In short, the Net Effective Stand Percentage, or NESP is the percentage of viable plants that you have after you remove doubles, skips, and late emerges from your target population. This number is a completely unbiased evaluation of our planter performance and environment that we planted in and had after planting. I think this evaluation is a hugely valuable aspect our growing season; it is basically out final exam to a semesters worth of planning and preparation in the winter.
So in evaluating our NESP, we need to look at spacing quality, skips, doubles and late emergers. Each of these tells us something different about our seed selection, ride quality, or planter performance. If we are seeing seeds that are unevenly spaced, it means one of two things. This problem can be caused by our seed meter itself. We can test seed meters to verify if they are having a seed release problem very easily. But if it is not the seed meter, it means is that seed is bouncing down the seed tube instead of sliding down it.

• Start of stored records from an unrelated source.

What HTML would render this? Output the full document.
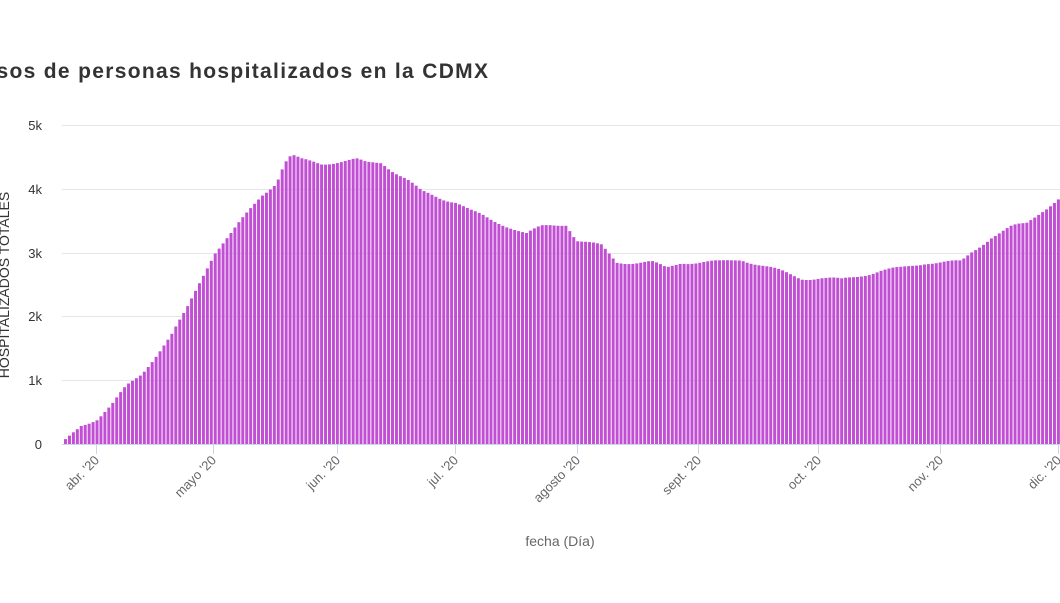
<!DOCTYPE html>
<html><head><meta charset="utf-8"><style>
body{margin:0;background:#fff;width:1060px;height:598px;overflow:hidden;font-family:"Liberation Sans",sans-serif}
</style></head><body>
<svg id="s" width="1060" height="598" xmlns="http://www.w3.org/2000/svg">
<text x="-33" y="78" font-size="21" font-weight="bold" fill="#333" textLength="521" lengthAdjust="spacing">Casos de personas hospitalizados en la CDMX</text>
<g stroke="#e6e6e6" stroke-width="1">
<line x1="62" x2="1060" y1="125.5" y2="125.5"/><line x1="62" x2="1060" y1="189.5" y2="189.5"/>
<line x1="62" x2="1060" y1="253.5" y2="253.5"/><line x1="62" x2="1060" y1="316.5" y2="316.5"/>
<line x1="62" x2="1060" y1="380.5" y2="380.5"/>
</g>
<g font-size="13" fill="#333" text-anchor="end">
<text x="42" y="130">5k</text><text x="42" y="194">4k</text><text x="42" y="258">3k</text>
<text x="42" y="321">2k</text><text x="42" y="385">1k</text><text x="42" y="449">0</text>
</g>
<text transform="translate(9,285) rotate(-90)" font-size="14" fill="#333" text-anchor="middle">HOSPITALIZADOS TOTALES</text>
<g id="bars" fill="#c04fd4"></g>
<line x1="62" x2="1060" y1="444.5" y2="444.5" stroke="#ccd6eb"/>
<g id="xt"></g>
<text x="560" y="546" font-size="14" fill="#666" text-anchor="middle">fecha (Día)</text>
</svg>
<script>
var k=[[64,0.05],[80,0.3],[96,0.4],[110,0.6],[125,0.9],[140,1.1],[155,1.4],[170,1.7],[185,2.1],[200,2.6],[213,3.0],[230,3.3],[245,3.6],[260,3.9],[275,4.1],[283,4.4],[290,4.52],[300,4.45],[320,4.4],[340,4.43],[355,4.45],[365,4.4],[380,4.42],[390,4.3],[405,4.15],[420,3.95],[440,3.85],[455,3.8],[470,3.65],[490,3.5],[510,3.4],[525,3.3],[540,3.4],[565,3.45],[575,3.2],[600,3.1],[615,2.85],[650,2.85],[665,2.75],[680,2.85],[700,2.85],[720,2.85],[740,2.9],[760,2.8],[780,2.7],[800,2.6],[820,2.6],[840,2.57],[860,2.65],[880,2.72],[900,2.75],[925,2.85],[945,2.85],[960,2.85],[970,3.0],[990,3.25],[1010,3.4],[1025,3.45],[1040,3.65],[1062,3.9]];
function v(x){for(var i=1;i<k.length;i++)if(x<=k[i][0]){var a=k[i-1],b=k[i];return a[1]+(b[1]-a[1])*(x-a[0])/(b[0]-a[0]);}return 3.9;}
var h='',d=3.94;
for(var x=64;x<1062;x+=d){var val=v(x)+0.03*Math.sin(x*1.7),ht=val*63.8,y=444-ht;h+='<rect x="'+x.toFixed(2)+'" y="'+y.toFixed(1)+'" width="3" height="'+ht.toFixed(1)+'"/>';}
document.getElementById('bars').innerHTML=h;
var t=[[96,"abr. '20"],[213,"mayo '20"],[337,"jun. '20"],[455,"jul. '20"],[577,"agosto '20"],[698,"sept. '20"],[818,"oct. '20"],[940,"nov. '20"],[1058,"dic. '20"]],s='';
t.forEach(function(p){s+='<line x1="'+p[0]+'.5" x2="'+p[0]+'.5" y1="444" y2="454" stroke="#ccd6eb"/><text transform="translate('+(p[0]+4)+',461) rotate(-45)" font-size="13" fill="#666" text-anchor="end">'+p[1]+'</text>';});
document.getElementById('xt').innerHTML=s;
</script>
</body></html>
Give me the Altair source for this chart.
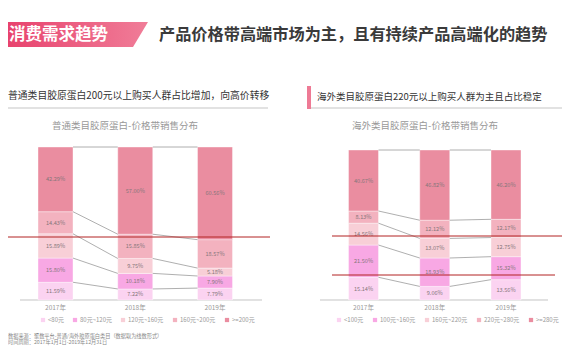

Every time a seed bounces, we lose about one inch of spacing quality. There are a few ways we can improve this problem, the easiest and cheapest is to slow down. Planting 4.5 mph or slower will almost always improve ride quality. But, if that isn’t a viable option, we may need to evaluate your downforce system to look at what kind of economic gains we can realistically expect. Finally, there is always technology like speed tubes that will deliver our seed to the furrow directly where we want it. Using them should eliminate issues in spacing.
Skips and doubles are fairly easy to figure out. They are row specific, or they occur across the entire planter. If you see an issue that occurs on less than ¼ of your planter, you probably have a seed meter issue. If you have a problem that is happening across the entire planter, it can be a number of factors. If the problem ends with a hybrid or variety change, then we are looking at a seed size, or a seed treatment or coating that didn’t work well with your meter.
“Consistent” issues with skips and doubles across the planter can also be an indication that we may be looking at the need for more talc or graphite to improve seed flow. Seldom do we think to do it, but testing and repairing your meters after planting and before storage is a better option than waiting for spring. It is one less headache next year and ensures proper storage this winter.
Then finally there is the consistency with which our plants have emerged. I discuss it often, but we need to see our plants out of the ground within 24-48 hours of each other for our best yield potential. There is plenty of research out there that shows yield rapidly falls off when a plant comes up more than 48 hours after its neighbor. This delay is almost always caused by inconsistency of seeding depth. I could launch into a whole other discussion about downforce, but to keep things short, there is yield in good emergence consistency, and it can be lost quickly.
So the quick synopsis of today’s discussion is that evaluation of our NESP right now with your ACS Equipment Technician, or your trusted advisor is not just recommended but is really mandatory. If our NESP score is coming back below 95% we are losing some cash. If that number is in the 80’s, we need to fix something, and now is the time to do it. CVA has put together two very attractive financing options, one for Ag Leader, and one for Precision Planting. Both programs give you the grower 0% interest through 2020 and let us make our payments for planter hardware in November after the crop is in the bin.
Couple this with some great rebate offers and other programs from Ag Leader and Precision Planting, and it's a great opportunity for us to get the planter you have turned into the planter you need. It is often said that “time heals all wounds.” This is true with every planter season I have been a part of for the last 20 years.
What was an issue during planting and emergence is often forgotten by the time the combine rolls, and is but a distant memory by next April. Few things are as painful as repeating the same mistake. Now is a great time not just on the calendar, but for your expenditures and revolving capital to get the planter ready for the 2019 growing season.